Amalur is an excellent and well paced hack`n slash rpg.
If you enjoy fast and colourful combat, picking up big, bristling, bulging bags of loot and eventually becoming so empowered you can swat the greatest monsters a fantasy realm has to offer as if they were a miniature version of Tinkerbell then you should certainly check the game out.
Combat is the backbone of Amalur and it is immediate, fluid and fun. A combination of any primary and secondary weapon, shield (or much cooler looking talisman), along with magic and special attacks give the battles a frantic, explosive look and more importantly gives the player a lot of option in how they want to grab their next bag of XP points. Attacks are strung together on how you time them and combine one with the other rather than having to learn a bunch of preset button sequences. A `Reckoning' bar fills up as you fight and can be activated once it is maxed out which slows time (for your enemies), greatly powers up the player character and allows up to double the XP for a battle following a final slo-mo kill. More than just the mechanics of how it hangs together though, combat is full of great little moments that reveal themselves the more you play.

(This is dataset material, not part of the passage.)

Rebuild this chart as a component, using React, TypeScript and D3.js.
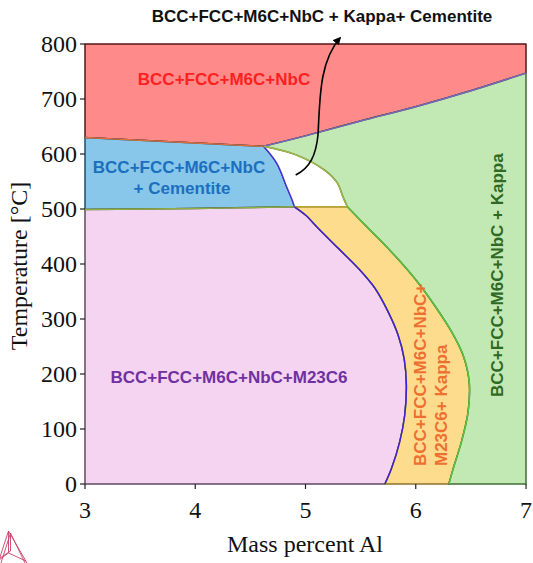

Tied into the combat is character progression which allows for any custom design across three spheres advancement; might, finesse and sorcery. Fate cards are further unlocked during play which in turn can be used to supplement your playstyle. Outside of combat a single point each level can be spent on typical adventuring skills and it is here Amalur shows it's whole (Fate) card.
Most hack n' slash rpg's are happy to provide exactly that. Fight, earn loot and pick a skill tree and get back to the hacking. Amalur also has one eye on providing a solid rpg experience. There are mini games in the form of picklocking and dispelling treasure chests plus useful skills including detect traps, item forging, magic gem crafting and potion making. The crafting is fun and deep and like the combat it gives the player a lot options to play with and whilst picking locks is far too easy the dispelling mini game is a nice little challenge with the added sting of picking up a curse if you keep screwing up. And then there is the `Persuasion' skill and it is here Amalur stubs its big fantasy toe.
The world of Amalur is drenched in history and lore, wonderful snippets of which can be discovered by unlocking lore stones that are strewn across the land and provide poems, anecdotes, and famous tales, all nicely voice acted. That quality and character does not stretch to many of the npc's that populate the world. Too many of the quest givers you encounter are exactly that. A sign post to your next quest. They usually have many lines of dialogue but are more like dry encyclopedia's of game history than personalities. Combined with very stiff facial animations, all too similar character models, flat voice work and stale writing it does take the bounce out of Amalurs step. Having the option to `persuade' them during dialogue is unfulfilling and ultimately worthless because there is no personality to care about. There is also a lack of dialogue trees which can create a great atmosphere in feeling an interaction with a character could have gone one way or the other had you played it differently or had a `persuasion' skill to lean on. Instead there a list of options that lead nowhere but to another history lesson or piece of exposition. The quests themselves are a mixed bunch and too often they resort to nothing more than `kill the wabbit' for the quest completion XP bonus.
The other downside of Amalur is the rather unambitious art direction. The graphics are big, chunky and bold and do a fine job of bringing the world to life with the fantasy side of things definitely pushed forward. Motes of blue fairy dust filter through the air, oversized colourful plants grow just off the road side and where other games go for muddy realism Amalur adds a splash of peacock colour. It is a shame the races that populate the world don't look a little more fantastical or at least different to so many other games out there. Elf-like races and Fae have pointy ears, humans have well muscled bodies and big chins and gnomes are small and enjoy rich facial hair. A little more flair and distinction from Amalur's peers would have been nice. The monsters you fight do fare better however once you move away from those rpg stalwarts the giant spider and his cousin the giant rat.
Those criticisms of Amalur do come with one caveat. They tried.
The combat, crafting, character advancement and tons of loot you are rewarded is well designed and fun. The game world has a rich backdrop of history and event, looks great and is full of reward and activity. There are a lot of cool looking weapons and powers to wield and some great looking monsters to slay. If the populace sharing the world with you had more spark and substance, some of the side quests genuinely twisted, turned and held some surprises then Almalur would have had the lot. As a first effort from a new IP Amalur shows a lot of promise and is a blast to play.